I think there's some confusion here. What we're saying is that many of the buyers winning the bidding wars with cash offers didn't have the cash themselves. They worked with the lenders (recommended by their realtors) who set them up with loan products to borrow the money at an exorbitantly high interest rate. They used this borrowed money to make a cash offer. Then once they purchased the home, they refinanced to pay back the short-term loan. It cost the buyer a lot to get this short-term loan, but it was the only way to win the bidding wars that required a cash offer.

These days, buyers don't need to enter bidding wars with cash offers to get the house. So they're not using these very expensive loan products that enable them to make an offer that looks like a cash offer to the seller. The amount of buyers who "paid cash" is much lower than it seemed because they didn't really have the cash themselves so they refinanced as soon as they closed.

I hope this helps explain a little more.


It does, but it doesn’t negate my point that only the most wealthy could do that. Because 1) they could qualify for those crazy loans and 2) they were waiving inspections because they could afford any repairs no matter how big . People who needed conventional loans with typical down payments are not the people who benefited from low interest rates. People who already owned home refinanced. Same story as always: those who need it least, benefitted the most. Yet multiple posters here saying it was dumb not to buy with record low interest rates. Myopic.
Anonymous
Anonymous wrote:
I think there's some confusion here. What we're saying is that many of the buyers winning the bidding wars with cash offers didn't have the cash themselves. They worked with the lenders (recommended by their realtors) who set them up with loan products to borrow the money at an exorbitantly high interest rate. They used this borrowed money to make a cash offer. Then once they purchased the home, they refinanced to pay back the short-term loan. It cost the buyer a lot to get this short-term loan, but it was the only way to win the bidding wars that required a cash offer.

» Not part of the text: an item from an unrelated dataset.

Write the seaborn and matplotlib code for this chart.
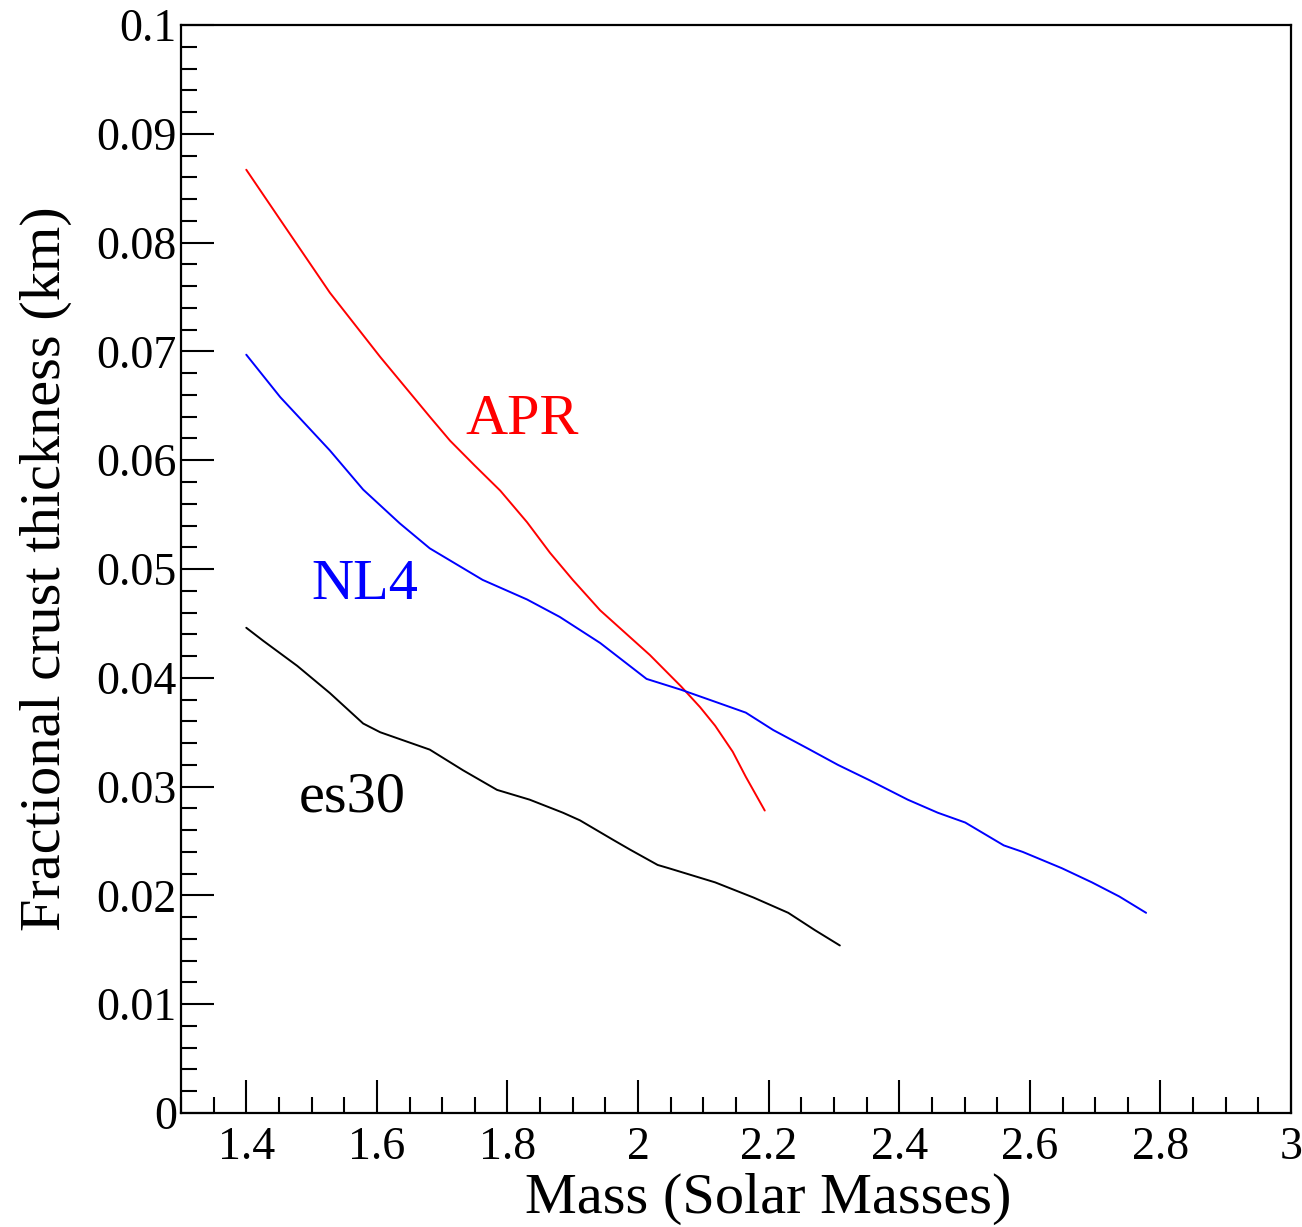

These days, buyers don't need to enter bidding wars with cash offers to get the house. So they're not using these very expensive loan products that enable them to make an offer that looks like a cash offer to the seller. The amount of buyers who "paid cash" is much lower than it seemed because they didn't really have the cash themselves so they refinanced as soon as they closed.

I hope this helps explain a little more.


It's actually less complicated than this. Most of the "all cash" buyers are simply people who waived the financing contingency with the expectation that their conventional/jumbo loan would be ready in advance of the closing. It's a bit of a risk because if the loan is delayed, then the sellers could technically sue them for specific performance (i.e., requiring them to pay the entire cost of the house in cash). But the reality is that most sellers won't actually pursue that because they don't want the house to be in limbo as the litigation plays out.

In other words, most "all cash" buyers aren't "all cash" at all.
Anonymous
Can't an actual cash offer close almost immediately? A buyer planning to use a mortgage who waives the financing contingency will still need time to actually get the mortgage. That seems like a big difference.